Manufacturing dissent: welcome to the political excesses of the election campaign

Manufacturing dissent: welcome to the political excesses of the election campaign

Rishi Sunak is so palpably convinced he can’t win he’s promising any old mad thing. Meanwhile, the Lib Dems are falling off kayaks

People say manufacturing has declined under the Conservatives, but the sheer volume of outrage manufactured by Rishi Sunak’s national service wingnuttery at the weekend was last night compounded by his decision to unveil a quadruple lock to the state pension. Truly the seven-blade razor of advanced pensions technology. It’s so innovative it might even spin off and manufacture another deranged Loose Women segment. I am still howling at the moment on the show a couple of weeks ago when Janet Street-Porter demanded of Sunak: “Why do you hate pensioners? WHY DO YOU HATE PENSIONERS? That is the only conclusion I can come to.” State of the art lunacy, made end-to-end in the UK. Let’s face it: this is what you call a joined-up manufacturing industry.

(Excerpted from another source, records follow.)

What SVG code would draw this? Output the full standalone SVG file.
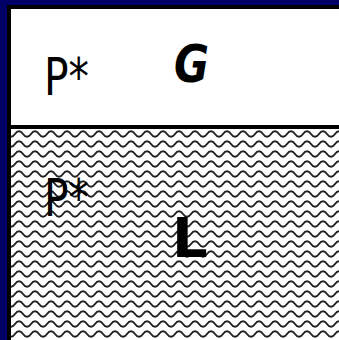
<svg xmlns="http://www.w3.org/2000/svg" width="339" height="340" viewBox="0 0 339 340">
<style>
.lbl{font-family:"Comic Sans MS","DejaVu Sans",sans-serif;fill:#000}
.big{font-weight:bold}
</style>
<defs>
<pattern id="wave" x="11" y="129" width="16" height="10" patternUnits="userSpaceOnUse">
<path d="M0,7.8 C4.2,7.8 3.8,2.2 8,2.2 C12.2,2.2 11.8,7.8 16,7.8" fill="none" stroke="#222" stroke-width="1.9"/>
</pattern>
</defs>
<rect x="0" y="0" width="339" height="340" fill="#000066"/>
<rect x="7" y="5" width="332" height="335" fill="#000"/>
<g id="gas">
<rect x="11" y="9" width="328" height="116" fill="#fff"/>
<text class="lbl" x="44" y="95" font-size="52" textLength="45" lengthAdjust="spacingAndGlyphs">P*</text>
<text class="lbl big" x="174" y="82" font-size="52" font-style="italic" textLength="35" lengthAdjust="spacingAndGlyphs">G</text>
</g>
<g id="liquid">
<rect x="11" y="129" width="328" height="211" fill="#fff"/>
<rect x="11" y="129" width="328" height="211" fill="url(#wave)"/>
<text class="lbl" x="44" y="216" font-size="52" textLength="45" lengthAdjust="spacingAndGlyphs">P*</text>
<text class="lbl big" x="172" y="257" font-size="56">L</text>
</g>
</svg>
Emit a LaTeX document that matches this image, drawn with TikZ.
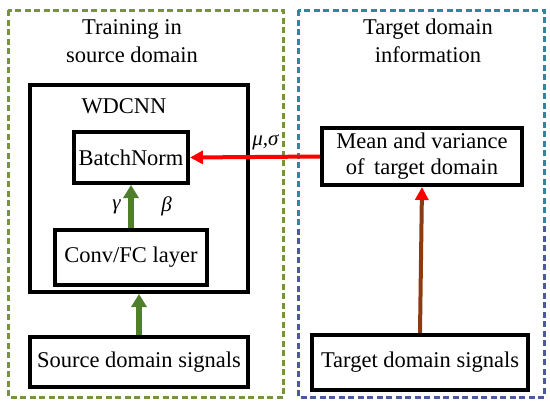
\documentclass[tikz,border=0pt]{standalone}
\usepackage{fontspec}
\setmainfont{Liberation Serif}
\usetikzlibrary{arrows.meta,positioning,calc}
\definecolor{SrcGreen}{HTML}{77933C}
\definecolor{TgtBlue}{HTML}{31859C}
\definecolor{TgtNavy}{HTML}{4B5A9C}
\definecolor{ArrGreen}{HTML}{4F7F2A}
\definecolor{ArrBrown}{HTML}{8B3A12}
\tikzset{
  blockbox/.style={draw=black,line width=4pt,fill=white,inner sep=0pt,font=\fontsize{22.5}{26}\selectfont},
  regionbox/.style={line width=3pt,dash pattern=on 6pt off 3.5pt},
  caption/.style={align=center,font=\fontsize{22.5}{28}\selectfont},
  greek/.style={text=black,font=\fontsize{21}{24}\selectfont\itshape},
}
\begin{document}
\begin{tikzpicture}[x=1pt,y=-1pt]
\useasboundingbox (0,0) rectangle (550,407);
% dashed regions
\draw[regionbox,SrcGreen] (8,10) rectangle (283,397);
\begin{scope}
  \clip (290,0) rectangle (550,225);
  \draw[regionbox,TgtBlue] (298,10) rectangle (544,397);
\end{scope}
\begin{scope}
  \clip (290,225) rectangle (550,407);
  \draw[regionbox,TgtNavy] (298,10) rectangle (544,397);
\end{scope}
\node[caption] (srctitle) at (132,41) {Training in\\source domain};
\node[caption] (tgttitle) at (428,41) {Target domain\\information};
% source side
\node[blockbox,minimum width=218pt,minimum height=207pt] (wdcnn) at (139,188.5) {};
\node[font=\fontsize{22.5}{26}\selectfont] (wdname) at (124,106) {WDCNN};
\node[blockbox,minimum width=114pt,minimum height=51pt] (bn) at (131,157.5) {BatchNorm};
\node[blockbox,minimum width=152pt,minimum height=55pt] (conv) at (131,257.5) {Conv/FC layer};
\node[blockbox,minimum width=218pt,minimum height=50pt] (src) at (139,362) {Source domain signals};
% target side
\node[blockbox,minimum width=200pt,minimum height=57pt,align=center] (mean) at (422,156.5) {Mean and variance\\of\, target domain};
\node[blockbox,minimum width=216pt,minimum height=55pt] (tgt) at (420,362.5) {Target domain signals};
% connectors
\draw[-{Triangle[length=13pt,width=15pt]},ArrGreen,line width=6pt] (conv.north) -- (bn.south)
  node[pos=0.5,left=4pt,greek] (gam) {γ}
  node[pos=0.5,right=24pt,greek] (bet) {β};
\draw[-{Triangle[length=13pt,width=15pt]},ArrGreen,line width=6pt] (src.north) -- (wdcnn.south);
\draw[-{Triangle[length=13pt,width=13pt]},red,line width=4pt] (mean.west) -- (bn.east)
  node[pos=0.42,above=2pt,greek] (musig) {μ,σ};
\draw[-{Triangle[length=13pt,width=13pt,color=red]},ArrBrown,line width=4pt] (tgt.north) -- (mean.south);
\end{tikzpicture}
\end{document}
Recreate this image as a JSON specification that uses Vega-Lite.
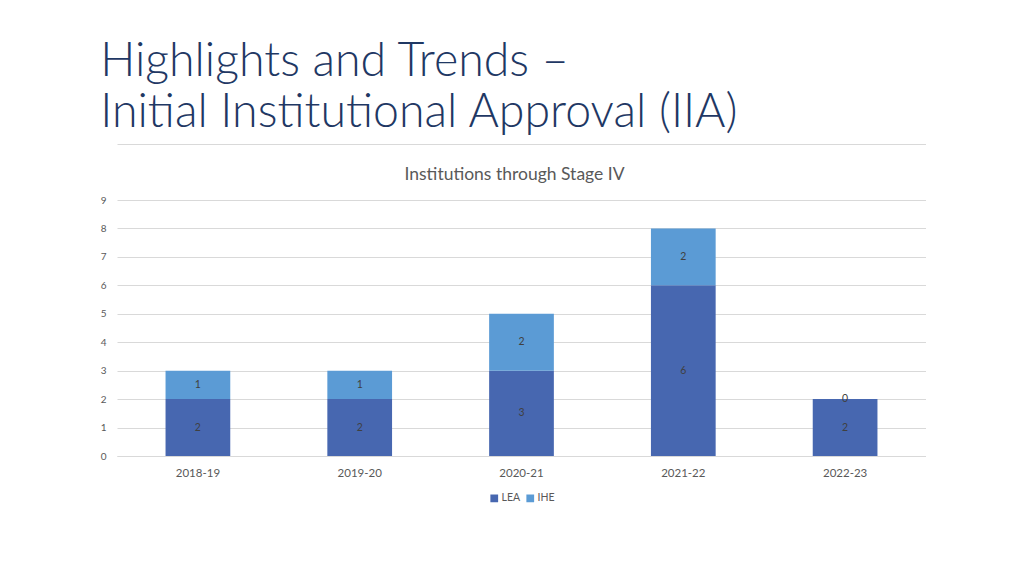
{
  "$schema": "https://vega.github.io/schema/vega-lite/v6.json",
  "width": 809,
  "height": 256,
  "autosize": {"type": "pad"},
  "padding": {"left": 100, "top": 38, "right": 0, "bottom": 0},
  "background": "white",
  "title": {
    "text": ["Highlights and Trends –", "Initial Institutional Approval (IIA)"],
    "anchor": "start",
    "frame": "bounds",
    "font": "Lato",
    "fontWeight": 300,
    "fontSize": 46.5,
    "color": "#1f3864",
    "lineHeight": 51,
    "offset": 8
  },
  "config": {
    "view": {"stroke": null},
    "font": "Lato",
    "legend": {"layout": {"bottom": {"anchor": "middle"}}},
    "axisY": {
      "title": null,
      "values": [0, 1, 2, 3, 4, 5, 6, 7, 8, 9],
      "labelOverlap": false,
      "labelFontSize": 10,
      "labelColor": "#595959",
      "labelPadding": 11,
      "ticks": false,
      "domain": false,
      "grid": true,
      "gridColor": "#d9d9d9"
    }
  },
  "data": {
    "values": [
      {"year": "2018-19", "type": "LEA", "count": 2},
      {"year": "2018-19", "type": "IHE", "count": 1},
      {"year": "2019-20", "type": "LEA", "count": 2},
      {"year": "2019-20", "type": "IHE", "count": 1},
      {"year": "2020-21", "type": "LEA", "count": 3},
      {"year": "2020-21", "type": "IHE", "count": 2},
      {"year": "2021-22", "type": "LEA", "count": 6},
      {"year": "2021-22", "type": "IHE", "count": 2},
      {"year": "2022-23", "type": "LEA", "count": 2},
      {"year": "2022-23", "type": "IHE", "count": 0}
    ]
  },
  "layer": [
    {
      "mark": {"type": "bar", "width": {"band": 0.4}},
      "encoding": {
        "x": {
          "field": "year",
          "type": "nominal",
          "scale": {"paddingInner": 0, "paddingOuter": 0},
          "axis": {
            "orient": "bottom",
            "title": null,
            "labelAngle": 0,
            "labelFontSize": 11.5,
            "labelColor": "#595959",
            "labelPadding": 11,
            "ticks": false,
            "domain": true,
            "domainColor": "#d9d9d9",
            "grid": false
          }
        },
        "y": {
          "field": "count",
          "type": "quantitative",
          "stack": "zero",
          "title": null,
          "scale": {"domain": [0, 9], "nice": false}
        },
        "color": {
          "field": "type",
          "type": "nominal",
          "scale": {"domain": ["LEA", "IHE"], "range": ["#4767b0", "#5b9bd5"]},
          "legend": {
            "orient": "bottom",
            "title": null,
            "symbolType": "square",
            "symbolSize": 60,
            "labelFontSize": 10.5,
            "labelColor": "#595959",
            "columnPadding": 4,
            "labelOffset": 2,
            "offset": 14
          }
        },
        "order": {"field": "type", "sort": "descending"}
      }
    },
    {
      "mark": {"type": "text", "fontSize": 10.5, "color": "#404040", "baseline": "middle"},
      "encoding": {
        "x": {
          "field": "year",
          "type": "nominal",
          "axis": {
            "orient": "top",
            "offset": 56,
            "labels": false,
            "ticks": false,
            "domain": true,
            "domainColor": "#d9d9d9",
            "grid": false,
            "title": "Institutions through Stage IV",
            "titleFont": "Lato",
            "titleFontWeight": "normal",
            "titleFontSize": 17.5,
            "titleColor": "#595959",
            "titleBaseline": "middle",
            "titleX": 397,
            "titleY": 30
          }
        },
        "y": {"field": "count", "type": "quantitative", "stack": "zero", "bandPosition": 0.5, "title": null},
        "detail": {"field": "type"},
        "order": {"field": "type", "sort": "descending"},
        "text": {"field": "count", "type": "quantitative"}
      }
    }
  ]
}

But look, for whatever reason, Keir Starmer and Rachel Reeves preferred to spend their afternoon at a facility where they manufacture something other than abstract nouns: Airbus Defence and Space in Stevenage. A lot of election campaign visits are to places connected with jobs the politician probably wanted to do when they were little. Digger driver. Train driver. Biscuit factory worker. Today’s broadly fell into the category “spaceman”. Airbus are serious manufacturers in aerospace and defence, and recently won a new contract to maintain the Skynet military satellite system (although, I obviously massively misunderstood the movies because I hadn’t realised we were supposed to think calling things Skynet was cool?).